COLLECTED DATA

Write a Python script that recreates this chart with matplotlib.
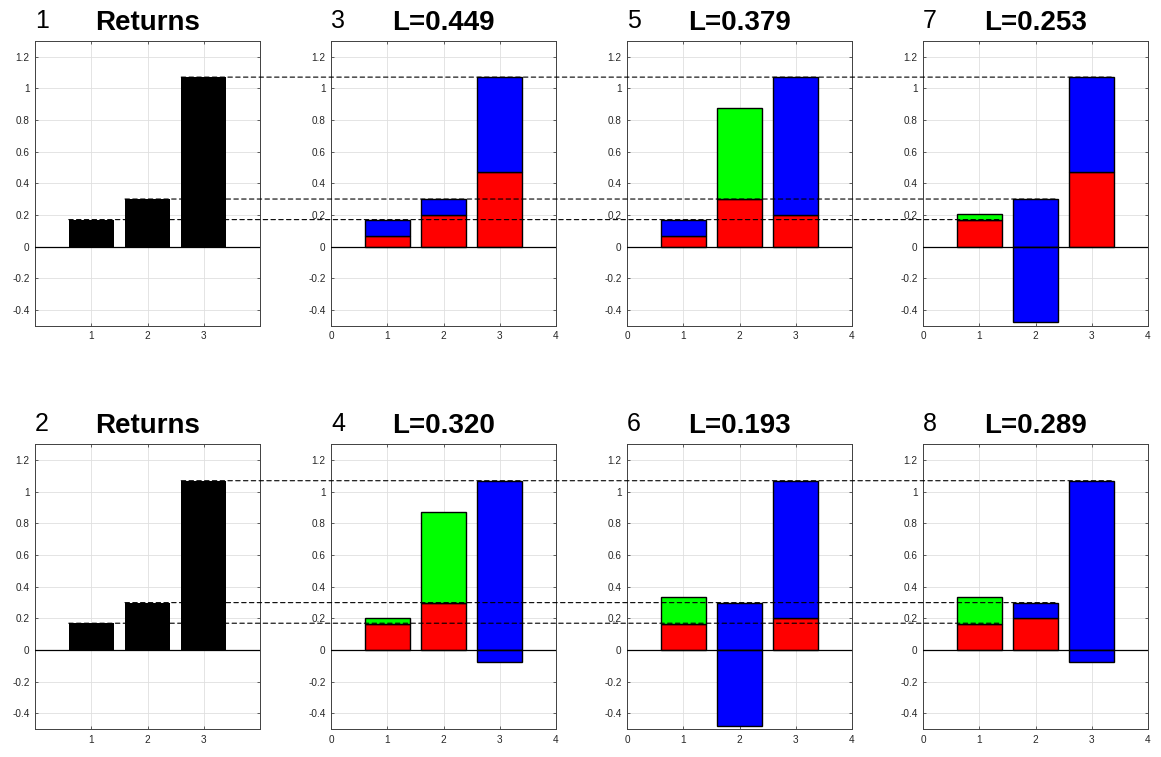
import numpy as np
import matplotlib
matplotlib.use("Agg")
import matplotlib.pyplot as plt
from matplotlib.patches import ConnectionPatch

plt.rcParams['font.family'] = ['Liberation Sans', 'DejaVu Sans']

# data
returns = [0.17, 0.30, 1.07]
positions = [1, 2, 3]

panel_ids = [3, 5, 7, 4, 6, 8]
panel_titles = ['L=0.449', 'L=0.379', 'L=0.253', 'L=0.320', 'L=0.193', 'L=0.289']
red = [
    [0.065, 0.20, 0.47],
    [0.065, 0.30, 0.20],
    [0.17, 0.0, 0.47],
    [0.165, 0.30, 0.0],
    [0.165, 0.0, 0.20],
    [0.165, 0.20, 0.0],
]
green = [
    [0.0, 0.0, 0.0],
    [0.0, 0.575, 0.0],
    [0.035, 0.0, 0.0],
    [0.035, 0.575, 0.0],
    [0.17, 0.0, 0.0],
    [0.17, 0.0, 0.0],
]
blue = [
    [0.105, 0.10, 0.60],
    [0.105, 0.0, 0.87],
    [0.0, 0.30, 0.60],
    [0.0, 0.0, 1.07],
    [0.0, 0.30, 0.87],
    [0.0, 0.10, 1.07],
]
blue_neg = [
    [0.0, 0.0, 0.0],
    [0.0, 0.0, 0.0],
    [0.0, -0.478, 0.0],
    [0.0, 0.0, -0.074],
    [0.0, -0.478, 0.0],
    [0.0, 0.0, -0.074],
]

yticks = [-0.4, -0.2, 0, 0.2, 0.4, 0.6, 0.8, 1.0, 1.2]
ytick_labels = ['-0.4', '-0.2', '0', '0.2', '0.4', '0.6', '0.8', '1', '1.2']
xticks_full = [0, 1, 2, 3, 4]
xticks_returns = [1, 2, 3]

fig = plt.figure(figsize=(11.61, 7.57), dpi=100)
W, H = 1161, 757
lefts = [35, 331, 627, 923]
tops = [40.7, 444.3]
aw, ah = 225, 285

def make_ax(col, row):
    ax = fig.add_axes([lefts[col] / W, 1 - (tops[row] + ah) / H, aw / W, ah / H])
    ax.set_xlim(0, 4)
    ax.set_ylim(-0.5, 1.3)
    ax.set_yticks(yticks)
    ax.set_yticklabels(ytick_labels)
    ax.grid(True, color='#dfdfdf', lw=0.6)
    ax.set_axisbelow(True)
    ax.tick_params(direction='in', length=2.2, width=0.5, labelsize=7.2,
                   colors='#262626', top=True, right=True, pad=4)
    for s in ax.spines.values():
        s.set_color('#404040')
        s.set_linewidth(0.7)
    ax.axhline(0, color='black', lw=0.9, zorder=5)
    return ax

def seg(ax, vals, bottoms, color):
    vals = np.asarray(vals)
    bottoms = np.asarray(bottoms)
    idx = np.nonzero(vals)[0]
    if len(idx):
        ax.bar(np.array(positions)[idx], vals[idx], 0.8, bottom=bottoms[idx],
               color=color, edgecolor='black', linewidth=1.0, zorder=3)

axes = {}
for row in range(2):
    ax = make_ax(0, row)
    ax.bar(positions, returns, 0.8, color='black', zorder=3)
    ax.set_xticks(xticks_returns)
    ax.set_title('Returns', fontsize=20, fontweight='bold', pad=8)
    ax.text(0.0, 1.045, str(row + 1), transform=ax.transAxes, fontsize=18,
            ha='left', va='baseline')
    axes[(0, row)] = ax

for k in range(6):
    col = k % 3 + 1
    row = k // 3
    ax = make_ax(col, row)
    ax.set_xticks(xticks_full)
    r = np.array(red[k])
    g = np.array(green[k])
    seg(ax, r, np.zeros(3), '#ff0000')
    seg(ax, g, r, '#00ff00')
    seg(ax, blue[k], r, '#0000ff')
    seg(ax, blue_neg[k], np.zeros(3), '#0000ff')
    ax.set_title(panel_titles[k], fontsize=20, fontweight='bold', pad=8)
    ax.text(0.0, 1.045, str(panel_ids[k]), transform=ax.transAxes, fontsize=18,
            ha='left', va='baseline')
    axes[(col, row)] = ax

# dashed reference lines from the returns panel to the last column
for row in range(2):
    for x, v in zip(positions, returns):
        con = ConnectionPatch(xyA=(x - 0.4, v), coordsA='data', axesA=axes[(0, row)],
                              xyB=(x + 0.4, v), coordsB='data', axesB=axes[(3, row)],
                              color='black', lw=0.8, linestyle=(0, (4, 3)), zorder=10)
        fig.add_artist(con)

fig.savefig('out.png', dpi=100)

WHAT IS ASKED
Please repeat exactly the data above from its first line to the line that contains "positions = [1, 2, 3]", inclusive, and leave every picture out.

TASK OUTPUT
Write a Python script that recreates this chart with matplotlib.
import numpy as np
import matplotlib
matplotlib.use("Agg")
import matplotlib.pyplot as plt
from matplotlib.patches import ConnectionPatch

plt.rcParams['font.family'] = ['Liberation Sans', 'DejaVu Sans']

# data
returns = [0.17, 0.30, 1.07]
positions = [1, 2, 3]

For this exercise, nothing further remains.